Republicans move income tax cuts forward; Democrats say it creates “elite” taxpayer class

TOPEKA — A variant of Gov. Sam Brownback’s plan to cut income taxes for individuals and eventually eliminate them for certain types of businesses took a major step toward final passage today.

Over the objection of Democrats, the Republicans on a House-Senate conference committee decided to move the measure forward. The Democrats can delay — and are delaying — the final vote, but it’s extremely unlikely they’ll be able to block the plan.

Today, the four Republicans on the tax conference committee executed what is called an “agree to disagree” with the two committee Democrats.

Following a couple of procedural steps, the committee Republicans will be able to move the tax plan forward without the support of either of the Democrats.

The plan is expected to go to a final vote in the House and Senate next week.

The final tax bill is based on ideas that Gov.
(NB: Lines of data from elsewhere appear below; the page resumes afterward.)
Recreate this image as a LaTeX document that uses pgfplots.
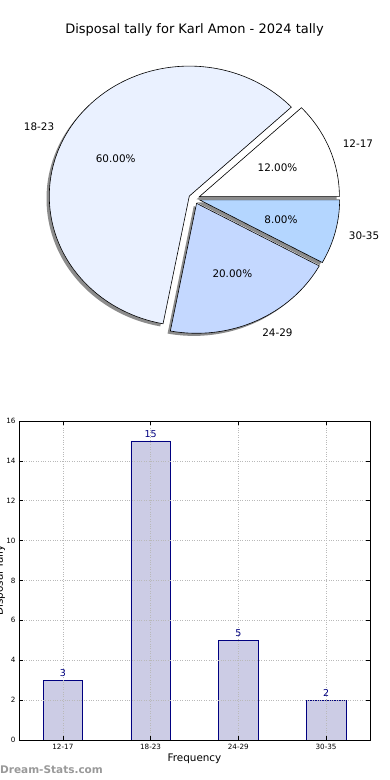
\documentclass[border=0pt]{standalone}
\usepackage{fontspec}
\setmainfont{DejaVu Sans}
\usepackage{pgfplots}
\pgfplotsset{compat=1.18}
\usepackage{pgfplotstable}
\definecolor{c1217}{RGB}{255,255,255}
\definecolor{c1823}{RGB}{234,241,255}
\definecolor{c2429}{RGB}{196,216,255}
\definecolor{c3035}{RGB}{180,214,255}
\definecolor{barfill}{RGB}{204,204,229}
\definecolor{baredge}{RGB}{0,0,128}
\definecolor{navytxt}{RGB}{0,0,128}
\tikzset{pielbl/.style={font=\fontsize{10.4}{12}\selectfont, inner sep=0pt}}
\pgfplotstableread{
idx count
0 3
1 15
2 5
3 2
}\bardata
% pie helpers: cumulative counts (start, end), total 25
\newcommand\pieshadow[2]{%
  \pgfmathsetmacro\sa{360*#1/25}\pgfmathsetmacro\sb{360*#2/25}%
  \pgfmathsetmacro\ma{(\sa+\sb)/2}%
  \pgfmathsetmacro\ex{0.04*cos(\ma)-0.02}\pgfmathsetmacro\ey{0.04*sin(\ma)-0.02}%
  \edef\doit{\noexpand\fill[black!45] (axis cs:\ex,\ey) -- ++(\sa:140pt and 130pt) arc[start angle=\sa,end angle=\sb,x radius=140pt,y radius=130pt] -- cycle;}\doit}
\newcommand\pieslice[5]{%
  \pgfmathsetmacro\sa{360*#1/25}\pgfmathsetmacro\sb{360*#2/25}%
  \pgfmathsetmacro\ma{(\sa+\sb)/2}%
  \pgfmathsetmacro\ex{0.04*cos(\ma)}\pgfmathsetmacro\ey{0.04*sin(\ma)}%
  \pgfmathsetmacro\px{0.64*cos(\ma)}\pgfmathsetmacro\py{0.64*sin(\ma)}%
  \pgfmathsetmacro\lx{1.14*cos(\ma)}\pgfmathsetmacro\ly{1.14*sin(\ma)}%
  \pgfmathsetmacro\pc{100*(#2-#1)/25}%
  \pgfmathprintnumberto[fixed,fixed zerofill,precision=2,assume math mode=true]{\pc}{\pctext}%
  \edef\doit{\noexpand\filldraw[fill=#3,draw=black,line width=0.6pt,line join=miter] (axis cs:\ex,\ey) -- ++(\sa:140pt and 130pt) arc[start angle=\sa,end angle=\sb,x radius=140pt,y radius=130pt] -- cycle;
   \noexpand\node[pielbl] at (axis cs:\px,\py) {\pctext\noexpand\%};
   \noexpand\node[pielbl,anchor=#5] at (axis cs:\lx,\ly) {#4};}\doit}
\begin{document}
\begin{tikzpicture}
\useasboundingbox (0pt,0pt) rectangle (390pt,780pt);
\node[font=\fontsize{13}{15}\selectfont] at (194.5pt,750pt) {Disposal tally for Karl Amon - 2024 tally};
% pie chart
\begin{axis}[at={(194.2pt,581.4pt)}, anchor=center, x=140pt, y=130pt,
  xmin=-1, xmax=1, ymin=-1, ymax=1, hide axis, clip=false]
\pieshadow{0}{3}
\pieshadow{3}{18}
\pieshadow{18}{23}
\pieshadow{23}{25}
\pieslice{0}{3}{c1217}{12-17}{west}
\pieslice{3}{18}{c1823}{18-23}{east}
\pieslice{18}{23}{c2429}{24-29}{west}
\pieslice{23}{25}{c3035}{30-35}{west}
\end{axis}
% bar chart
\begin{axis}[at={(19pt,40pt)}, anchor=south west, width=351pt, height=319pt,
  scale only axis, ybar, bar width=0.45,
  xmin=-0.5, xmax=3.5, ymin=0, ymax=16,
  xtick={0,1,2,3}, xticklabels={12-17,18-23,24-29,30-35},
  ytick={0,2,...,16},
  grid=major, major grid style={dotted, gray!55, line width=0.6pt},
  axis on top,
  tick align=inside, major tick length=4pt,
  tick style={black, line width=0.5pt},
  axis line style={black, line width=0.7pt},
  /pgf/number format/assume math mode=true,
  ticklabel style={font=\fontsize{7.2}{8}\selectfont},
  xticklabel style={yshift=-1pt},
  xlabel={Frequency},
  xlabel style={font=\fontsize{10.4}{12}\selectfont, yshift=3pt},
  ylabel={Disposal Tally},
  ylabel style={font=\fontsize{10.4}{12}\selectfont, at={(axis description cs:-0.0541,0.5)}, anchor=center},
  nodes near coords,
  every node near coord/.append style={font=\fontsize{9.5}{11}\selectfont, text=navytxt},
]
\addplot[fill=barfill, draw=baredge, line width=0.7pt] table[x=idx, y=count] {\bardata};
\end{axis}
\node[anchor=west, inner sep=0pt, text=black!40, font=\bfseries\fontsize{10.5}{12}\selectfont] at (0pt,10pt) {Dream-Stats.com};
\end{tikzpicture}
\end{document}
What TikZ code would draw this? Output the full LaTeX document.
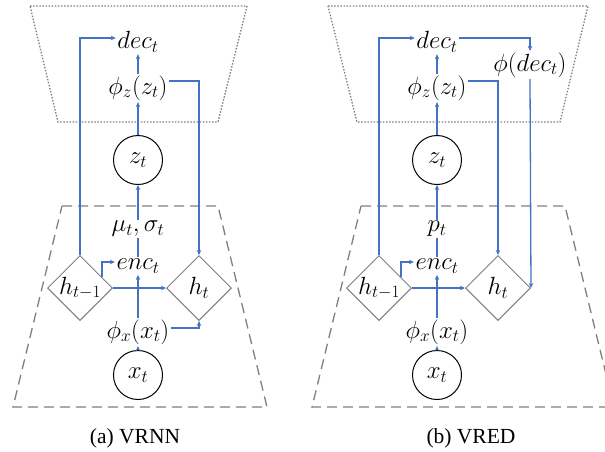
\documentclass[tikz,border=0pt]{standalone}
\usepackage{fontspec}
\setmainfont{Liberation Serif}
\usetikzlibrary{shapes.geometric,arrows.meta,calc}
\definecolor{lineblue}{HTML}{4472C4}
\definecolor{frameg}{HTML}{7F7F7F}
\begin{document}
\begin{tikzpicture}[x=1pt,y=-1pt,
  every node/.style={font=\fontsize{24.5}{26}\selectfont, inner sep=1.5pt},
  arr/.style={draw=lineblue, line width=1.3pt, -{Stealth[length=5pt,width=4.5pt]}},
  ln/.style={draw=lineblue, line width=1.3pt},
  circ/.style={circle, draw=black, line width=1pt, minimum size=49pt, inner sep=0pt},
  dia/.style={diamond, draw=frameg, line width=1pt, minimum width=65pt, minimum height=65pt, inner sep=0pt, aspect=1},
  enctrap/.style={draw=frameg, line width=1.3pt, dash pattern=on 10pt off 6pt},
  dectrap/.style={draw=frameg, line width=1.3pt, dash pattern=on 1.5pt off 1.6pt},
  captext/.style={font=\fontsize{21.5}{23}\selectfont}
]
\useasboundingbox (0,0) rectangle (605,451);
\clip (0,0) rectangle (605,451);

% ---------- (a) VRNN ----------
\draw[dectrap] (30,6) -- (247,6) -- (218,122) -- (58,122) -- cycle;
\draw[enctrap] (62,206) -- (218,206) -- (267,407) -- (13,407) -- cycle;

\node (adec) at (138,42) {$dec_t$};
\node (aphiz) at (138,88) {$\phi_z(z_t)$};
\node[circ] (az) at (138,160) {$z_t$};
\node (amu) at (138,229) {$\mu_t,\sigma_t$};
\node (aenc) at (138,266) {$enc_t$};
\node[dia] (ahp) at (80,288) {$h_{t-1}$};
\node[dia] (ah) at (199,288) {$h_t$};
\node (aphix) at (138,332) {$\phi_x(x_t)$};
\node[circ] (ax) at (138,375) {$x_t$};
\node[captext] (capa) at (135,438) {(a) VRNN};

\draw[arr] (ahp.north) |- ([yshift=4pt]adec.west);
\draw[arr] (aphiz.north) -- (adec.south);
\draw[arr] (az.north) -- (aphiz.south);
\draw[arr] (amu.north) -- (az.south);
\draw[ln] (aenc.north) -- (amu.south);
\draw[arr] (ahp.east) -- (ah.west);
\draw[arr] (aphix.north) -- (aenc.south);
\draw[arr] (ax.north) -- (aphix.south);
\draw[arr] ($(ahp.north)!0.67!(ahp.east)$) |- ([yshift=4pt]aenc.west);
\draw[arr] ([yshift=7pt]aphiz.east) -| (ah.north);
\draw[arr] ([yshift=4pt]aphix.east) -| (ah.south);

% ---------- (b) VRED ----------
\draw[dectrap] (328,6) -- (588,6) -- (560,122) -- (357,122) -- cycle;
\draw[enctrap] (361,206) -- (565,206) -- (614,407) -- (312,407) -- cycle;

\node (bdec) at (437,42) {$dec_t$};
\node (bphid) at (530,65) {$\phi(dec_t)$};
\node (bphiz) at (437,88) {$\phi_z(z_t)$};
\node[circ] (bz) at (437,160) {$z_t$};
\node (bp) at (437,229) {$p_t$};
\node (benc) at (437,266) {$enc_t$};
\node[dia] (bhp) at (379,288) {$h_{t-1}$};
\node[dia] (bh) at (498,288) {$h_t$};
\node (bphix) at (437,332) {$\phi_x(x_t)$};
\node[circ] (bx) at (437,375) {$x_t$};
\node[captext] (capb) at (471,438) {(b) VRED};

\draw[arr] (bhp.north) |- ([yshift=4pt]bdec.west);
\draw[arr] ([yshift=4pt]bdec.east) -| (bphid.north);
\draw[arr] (bphid.south) -- (bh.east);
\draw[arr] (bphiz.north) -- (bdec.south);
\draw[arr] (bz.north) -- (bphiz.south);
\draw[arr] (bp.north) -- (bz.south);
\draw[ln] (benc.north) -- (bp.south);
\draw[arr] (bhp.east) -- (bh.west);
\draw[arr] (bphix.north) -- (benc.south);
\draw[arr] (bx.north) -- (bphix.south);
\draw[arr] ($(bhp.north)!0.67!(bhp.east)$) |- ([yshift=4pt]benc.west);
\draw[arr] ([yshift=7pt]bphiz.east) -| (bh.north);
\end{tikzpicture}
\end{document}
Sam Brownback advanced in his State of the State speech in January.

The most controversial part of the plan is that it will eventually eliminate state taxes on several types of business income, including proceeds from farms, limited liability companies, sole proprietorships and corporations organized under Subchapter S of the federal tax code.

Democrats oppose that because they say it would give special treatment to certain taxpayers based on how they make their money, favoring business and investment income over workers’ paycheck earnings.

“One of the concerns that I have about the approach we’re taking here is we’re creating a new class of citizen, if you will,” said Rep. Nile Dillmore, D-Wichita and one of the two Democrats on the six member conference committee. “We’re creating a class of economic elites. We’re saying, ‘By virtue of the way you make your money, you don’t have responsibilities that people who work for a living have.’

“I think creating that special class is harmful,” Dillmore continued. “It concerns me greatly that we are going down that kind of road … I wonder as time goes by how many more privileges we’re going to extend to this class.”

Rep. Richard Carlson, R-St. Marys, disputed Dillmore’s argument, saying “I would hope we certainly have not created a special class.

“I think we have created a class of citizens who pay a fair tax rate and it’s a lower tax rate, then they’re able to keep their money and reinvest it in the economy and grow the economy and not necessarily the public sector keep that money.”

Just before executing the agree to disagree, the committee restored one planned cut, the child-care tax credit.

Tax rates will drop more slowly than Brownback originally proposed. Lawmakers have war-gamed numerous scenarios to cut taxes while still maintaining enough revenue to fund core services.

Earlier this week, the nonpartisan Office of Legislative Research estimated that the tax cut would create a $712 million deficit by 2018.

Today, the analysts released new numbers showing that by slowing implementation of lower tax rates, the $712 million deficit changes to a $158 million surplus in 2018.

For single workers earning less than $15,000 a year in taxable income and married couples making less than $30,000 a year, the tax rate will immediately drop from 3.5 to 3 percent and stay there.

Singles earning $15,000 to $30,000 a year and married couples making from $30,000 to $60,0000 now pay 6.25 percent, while taxpayers making $60,000 or more pay at a rate of 6.45 percent.

The new rates for those taxpayers going forward will be 5.5 percent for tax years 2013 and 2014; 5.3 percent in 2015; 5.1 percent in 2016 and 4.9 percent in 2017 and thereafter.

The business tax exemptions will also phase in from 2013 to 2017.

In 2013 and 2014, business income will be exempt up to $100,000.

The exemption rises to $250,000 for 2015 and 2016.

From 2017 on, the income tax on eligible businesses will be eliminated entirely.